実を言うと私は彦根屏風の人物の方が「キャラが立っている」と思うので、そちらの傾奇者(右側の人物)を使ってほしかったところです。

同じ歌舞伎つながりでもう一枚。

写真14 浮世絵の美
写真15 金と銀

こちらは歌舞伎の世界から女性が追放されて、男だけの世界になった江戸時代後期の歌舞伎です。(写真14)
絵の作者は歌川豊国で、キャラクター化されているのは役者の中村仲蔵。(この役者は写楽の有名な絵では大谷鬼次として登場している。)
彼のこのポーズは、全身で極限の緊張状態をよく表しています。

次は宗達ではなく、光琳の《風神・雷神図》から取った風神をキャラクターとして使ったもの。(写真15)余白を生かした大胆な構成が目を引きます。右下に相棒の雷神を小さく入れているところがミソ。

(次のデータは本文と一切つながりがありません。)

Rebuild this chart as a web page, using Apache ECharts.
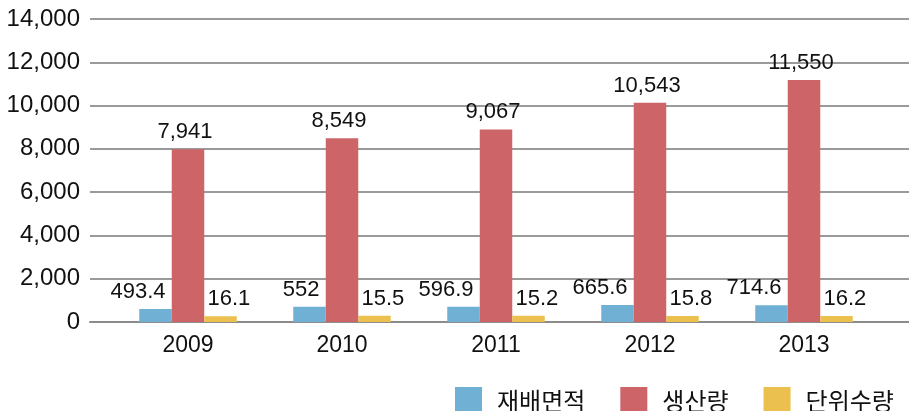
<!DOCTYPE html>
<html>
<head>
<meta charset="utf-8">
<script src="https://cdn.jsdelivr.net/npm/echarts@6/dist/echarts.min.js"></script>
<style>
  html, body { margin: 0; padding: 0; background: #fff; }
  #c1 { width: 909px; height: 411px; }
</style>
</head>
<body>
<div id="c1"></div>
<script>
var years = ["2009", "2010", "2011", "2012", "2013"];
var seriesNames = ["재배면적", "생산량", "단위수량"];
// bar heights as drawn in the picture
var areaBars = [600, 700, 710, 790, 770];
var prodBars = [7980, 8490, 8900, 10130, 11180];
var yieldBars = [270, 290, 290, 280, 280];
// printed data labels
var areaLabels = ["493.4", "552", "596.9", "665.6", "714.6"];
var prodLabels = ["7,941", "8,549", "9,067", "10,543", "11,550"];
var yieldLabels = ["16.1", "15.5", "15.2", "15.8", "16.2"];
var yMin = 0, yMax = 14000, yStep = 2000;

var chartDom = document.getElementById("c1");
var myChart = echarts.init(chartDom);
var font = "'Liberation Sans', Arial, sans-serif";

function lbl(arr, align, dx) {
  return {
    show: true,
    position: "top",
    align: align,
    offset: [dx, 0],
    distance: 6,
    color: "#111",
    fontSize: 22,
    fontFamily: font,
    formatter: function (p) {
      return arr[p.dataIndex];
    },
  };
}

var option = {
  animation: false,
  color: ["#6FB0D4", "#CD6467", "#EBC04F"],
  legend: {
    data: seriesNames,
    left: 450,
    top: 382,
    itemWidth: 27,
    itemHeight: 27,
    itemGap: 35,
    icon: "rect",
    textStyle: {
      fontSize: 24,
      color: "#111",
      fontFamily: "'Noto Sans CJK KR', sans-serif",
      padding: [0, 0, 0, 10],
    },
  },
  grid: [
    { left: 111, right: 28, top: 19, bottom: 89 },
    { left: 90, right: 0, top: 19, bottom: 89 },
  ],
  xAxis: [
    {
      type: "category",
      gridIndex: 0,
      data: years,
      axisLine: { show: false },
      axisTick: { show: false },
      axisLabel: { fontSize: 23, color: "#111", fontFamily: font, margin: 12 },
    },
    {
      type: "category",
      gridIndex: 1,
      data: years,
      show: true,
      axisLine: { show: true, lineStyle: { color: "#8c8c8c", width: 2 } },
      axisTick: { show: false },
      axisLabel: { show: false },
    },
  ],
  yAxis: [
    {
      type: "value",
      gridIndex: 0,
      min: yMin,
      max: yMax,
      interval: yStep,
      show: false,
      splitLine: { show: false },
    },
    {
      type: "value",
      gridIndex: 1,
      min: yMin,
      max: yMax,
      interval: yStep,
      axisLine: { show: false },
      axisTick: { show: false },
      axisLabel: { fontSize: 24, color: "#111", fontFamily: font, margin: 10 },
      splitLine: { lineStyle: { color: "#9a9a9a", width: 2 } },
    },
  ],
  series: [
    {
      name: seriesNames[0],
      type: "bar",
      xAxisIndex: 0,
      yAxisIndex: 0,
      barWidth: 32.5,
      barGap: "0%",
      data: areaBars,
      label: lbl(areaLabels, "right", 10),
      z: 3,
    },
    {
      name: seriesNames[1],
      type: "bar",
      xAxisIndex: 0,
      yAxisIndex: 0,
      barWidth: 32.5,
      barGap: "0%",
      data: prodBars,
      label: lbl(prodLabels, "center", -3),
      z: 3,
    },
    {
      name: seriesNames[2],
      type: "bar",
      xAxisIndex: 0,
      yAxisIndex: 0,
      barWidth: 32.5,
      barGap: "0%",
      data: yieldBars,
      label: lbl(yieldLabels, "left", -13),
      z: 3,
    },
  ],
};
myChart.setOption(option);
window.addEventListener("resize", function () {
  myChart.resize();
});
</script>
</body>
</html>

次の例は人物ではありませんが、あまりにも語られることが多く、一種のキャラクターと化しているものです。(写真16)

写真16 デュシャン

それはデュシャンの便器です。

私は《泉》と命名されたあの作品をどう解釈し消化するかが、美術鑑賞における“リトマス試験紙”だと思っています。お手上げなら前衛美術の領域には入っていけないでしょう。
デザイナーは便器を無数に重ねることで、その強迫性と「デュシャンの迷宮」を表現したのかもしれません。

このタイプの締めはミュシャです。
ミュシャ展は近年でも数多く開かれるので珍しくはないのですが、このポスターは、ミュシャが生み出した典型的な女性像をキャラクターとして使っている点がユニークです。(写真17~19)

写真17 ミュシャ
写真18 ミュシャ部分
写真19 ミュシャ部分3

大きく扱われているのは《シャンプノワ印刷所》の女性ですが、よく見ると周囲に《JOB》や《桜草》や《羽根》の女性たちがちりばめられています。
この趣向で華やかさと密度が増し、印象的なポスターになっています。

ここまで色々な展覧会ポスターを紹介してきましたが、最後に見せるのは、以前「世界卓球選手権」や「いきいき富山」の例を出した「組ポスター」です。
これは展覧会ポスターでも極めて珍しいものです。

私が持っているのは2種類で、それぞれミュシャとピカソのものです。

ミュシャのものは装飾パネルの『四つの花』の内、《バラ》と《アイリス》、《カーネーション》と《ユリ》を組み合わせています。(写真20、21)

写真20 ミュシャ4つの花A
写真21 ミュシャ4つの花B

2枚とも全図をきちんと納めているので、これらのポスターを使っての鑑賞も可能です。

ピカソのものは展覧会名が『ピカソ・子ともの世界』ですから、出品作の中でも特に人気の高い2点を選んで作成しています。(写真22,23)

写真22 ピカソA
写真23 ピカソB

私はこの展覧会を見に行った時、国立西洋美術館のエントランスの両側に、これらのポスターがずらっと張られているのを見て、感動した記憶があります。
このポスターをどこかで見て、会場に足を運んだ人も多かったのではないでしょうか。
それくらい絵のモデルとなったポール君は愛らしいのです!

皆さんいかがでしたでしょうか。ポスターの話はこれで終わりです。出てきたポスターの大半は私のコレクションでしたが、我ながら自身の収集欲に呆れてしまいます。

でも誰かが集めなければ消え去り、忘れられてしまうのがポスターなのです。